Italian teachers Vincenza Amabile and Rosanna Zamloot, WOHS dance teacher Melissa Sande, and guest instructor Lisa Grimes of Montclair State University led the students in the step progressions required to learn the pizzica.
The pizzica is an Italian folk dance that has enjoyed a resurgence in popularity over the past several years. Contemporary music styles have been infused into the traditional rhythms of the dance, which originated on the Salento peninsula in Apulla and later spread throughout Calabria and Basilicata. The pizzica is part of the larger family of tarantelle dances with which Americans may be more familiar.

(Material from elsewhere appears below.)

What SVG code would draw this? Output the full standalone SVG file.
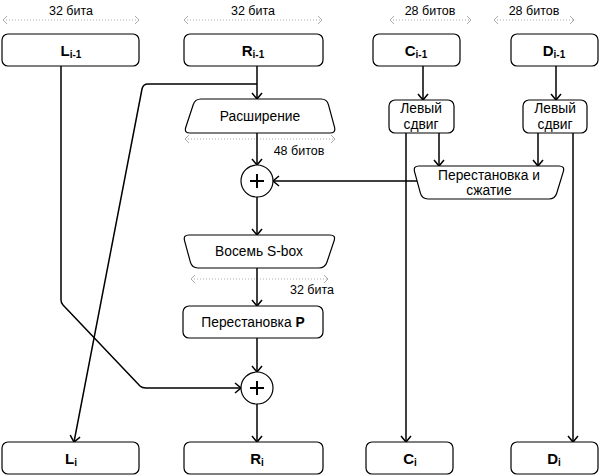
<svg xmlns="http://www.w3.org/2000/svg" width="600" height="476" viewBox="0 0 600 476">
<defs>
<marker id="arr" markerUnits="userSpaceOnUse" markerWidth="14" markerHeight="14" viewBox="-8 -7 10 14" refX="0" refY="0" orient="auto">
<path d="M-6,-5 L0,0 L-6,5" fill="none" stroke="#000" stroke-width="1.5"/>
</marker>
<marker id="ga" markerUnits="userSpaceOnUse" markerWidth="10" markerHeight="10" viewBox="-6 -5 8 10" refX="0" refY="0" orient="auto-start-reverse">
<path d="M-4,-4 L0,0 L-4,4" fill="none" stroke="#aaa" stroke-width="1"/>
</marker>
</defs>
<style>
.box{fill:#fff;stroke:#000;stroke-width:1.2}
.t{font-family:"Liberation Sans",Arial,sans-serif;font-size:13.8px;fill:#000;text-anchor:middle}
.lbl{font-family:"Liberation Sans",Arial,sans-serif;font-size:12.5px;fill:#000;text-anchor:middle}
.b{font-family:"Liberation Sans",Arial,sans-serif;font-size:15px;font-weight:bold;fill:#000;text-anchor:middle}
.sub{font-size:10px}
.c{fill:none;stroke:#000;stroke-width:1.5;stroke-linejoin:round}
.dot{fill:none;stroke:#aaa;stroke-width:1;stroke-dasharray:1 2}
</style>
<g id="bitlabels">
<line class="dot" x1="3" y1="20" x2="139" y2="20" marker-start="url(#ga)" marker-end="url(#ga)"/>
<text class="lbl" x="71" y="15">32 бита</text>
<line class="dot" x1="184" y1="20" x2="322" y2="20" marker-start="url(#ga)" marker-end="url(#ga)"/>
<text class="lbl" x="253" y="15">32 бита</text>
<line class="dot" x1="390" y1="20" x2="471" y2="20" marker-start="url(#ga)" marker-end="url(#ga)"/>
<text class="lbl" x="430" y="15">28 битов</text>
<line class="dot" x1="494" y1="20" x2="574" y2="20" marker-start="url(#ga)" marker-end="url(#ga)"/>
<text class="lbl" x="534" y="15">28 битов</text>
<line class="dot" x1="185" y1="139" x2="335" y2="139" marker-start="url(#ga)" marker-end="url(#ga)"/>
<text class="lbl" x="299" y="155">48 битов</text>
<line class="dot" x1="191" y1="279" x2="328" y2="279" marker-start="url(#ga)" marker-end="url(#ga)"/>
<text class="lbl" x="312" y="294">32 бита</text>
</g>
<g id="connectors">
<path class="c" d="M257,66 V99" marker-end="url(#arr)"/>
<path class="c" d="M257,84 H148 Q143,84 142,89 L74,442" marker-end="url(#arr)"/>
<path class="c" d="M257,133 V165" marker-end="url(#arr)"/>
<path class="c" d="M257,197 V235" marker-end="url(#arr)"/>
<path class="c" d="M257,268 V306" marker-end="url(#arr)"/>
<path class="c" d="M257,338 V372" marker-end="url(#arr)"/>
<path class="c" d="M257,404 V442" marker-end="url(#arr)"/>
<path class="c" d="M417,181 H273" marker-end="url(#arr)"/>
<path class="c" d="M61,66 V300 Q61,303 63,305 L140,386 Q142,388 146,388 H241" marker-end="url(#arr)"/>
<path class="c" d="M423,66 V100" marker-end="url(#arr)"/>
<path class="c" d="M556,66 V100" marker-end="url(#arr)"/>
<path class="c" d="M406,133 V442" marker-end="url(#arr)"/>
<path class="c" d="M439,133 V166" marker-end="url(#arr)"/>
<path class="c" d="M538,133 V166" marker-end="url(#arr)"/>
<path class="c" d="M573,133 V442" marker-end="url(#arr)"/>
</g>
<g id="L_prev"><rect class="box" x="2" y="34" width="137" height="32" rx="6"/><text class="b" x="71" y="56">L<tspan class="sub" dy="2">i-1</tspan></text></g>
<g id="R_prev"><rect class="box" x="184" y="34" width="139" height="32" rx="6"/><text class="b" x="253" y="56">R<tspan class="sub" dy="2">i-1</tspan></text></g>
<g id="C_prev"><rect class="box" x="373" y="34" width="87" height="32" rx="6"/><text class="b" x="416" y="56">C<tspan class="sub" dy="2">i-1</tspan></text></g>
<g id="D_prev"><rect class="box" x="511" y="34" width="87" height="32" rx="6"/><text class="b" x="554" y="56">D<tspan class="sub" dy="2">i-1</tspan></text></g>
<g id="expansion"><path class="box" d="M201,99 L321,99 Q327,99 328.5,104.8 L334.5,127.2 Q336,133 330,133 L190,133 Q184,133 185.8,127.3 L193.2,104.7 Q195,99 201,99 Z"/><text class="t" x="260" y="121">Расширение</text></g>
<g id="shiftC"><rect class="box" x="389" y="100" width="65" height="33" rx="6"/><text class="t" x="421" y="113">Левый</text><text class="t" x="421" y="129">сдвиг</text></g>
<g id="shiftD"><rect class="box" x="523" y="100" width="64" height="33" rx="6"/><text class="t" x="555" y="113">Левый</text><text class="t" x="555" y="129">сдвиг</text></g>
<g id="xor1"><circle class="box" cx="257" cy="181" r="16"/><path d="M250,181 H264 M257,174 V188" stroke="#000" stroke-width="2"/></g>
<g id="compress"><path class="box" d="M419,166 L559,166 Q565,166 563.3,171.7 L556.7,193.3 Q555,199 549,199 L428,199 Q422,199 420.4,193.2 L414.6,171.8 Q413,166 419,166 Z"/><text class="t" x="489" y="180">Перестановка и</text><text class="t" x="489" y="195">сжатие</text></g>
<g id="sbox"><path class="box" d="M189,235 L330,235 Q336,235 334.1,240.7 L326.9,262.3 Q325,268 319,268 L198,268 Q192,268 190.4,262.2 L184.6,240.8 Q183,235 189,235 Z"/><text class="t" x="259" y="256">Восемь S-box</text></g>
<g id="permP"><rect class="box" x="183" y="306" width="140" height="32" rx="6"/><text class="t" x="253" y="327">Перестановка <tspan font-weight="bold">P</tspan></text></g>
<g id="xor2"><circle class="box" cx="257" cy="388" r="16"/><path d="M250,388 H264 M257,381 V395" stroke="#000" stroke-width="2"/></g>
<g id="L_i"><rect class="box" x="2" y="442" width="137" height="32" rx="6"/><text class="b" x="71" y="464">L<tspan class="sub" dy="2">i</tspan></text></g>
<g id="R_i"><rect class="box" x="184" y="442" width="139" height="32" rx="6"/><text class="b" x="257" y="464">R<tspan class="sub" dy="2">i</tspan></text></g>
<g id="C_i"><rect class="box" x="366" y="442" width="87" height="32" rx="6"/><text class="b" x="410" y="464">C<tspan class="sub" dy="2">i</tspan></text></g>
<g id="D_i"><rect class="box" x="511" y="442" width="87" height="32" rx="6"/><text class="b" x="554" y="464">D<tspan class="sub" dy="2">i</tspan></text></g>
</svg>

Pizzica means “the pinch” and, like the tarantella, or “spider,” the pizzica’s origins come from ancient tales of women working in the fields. If they were bitten by a spider, the only way to expel the venom was by dancing. The dance is traditionally performed as a couple dance, although often the couple is composed of two females as well as male and female.
With sashes swirling and “Zimbaria-Le sei menu nu quartu” playing, students and teachers laughed, danced and enjoyed their journey into the Calabrian countryside.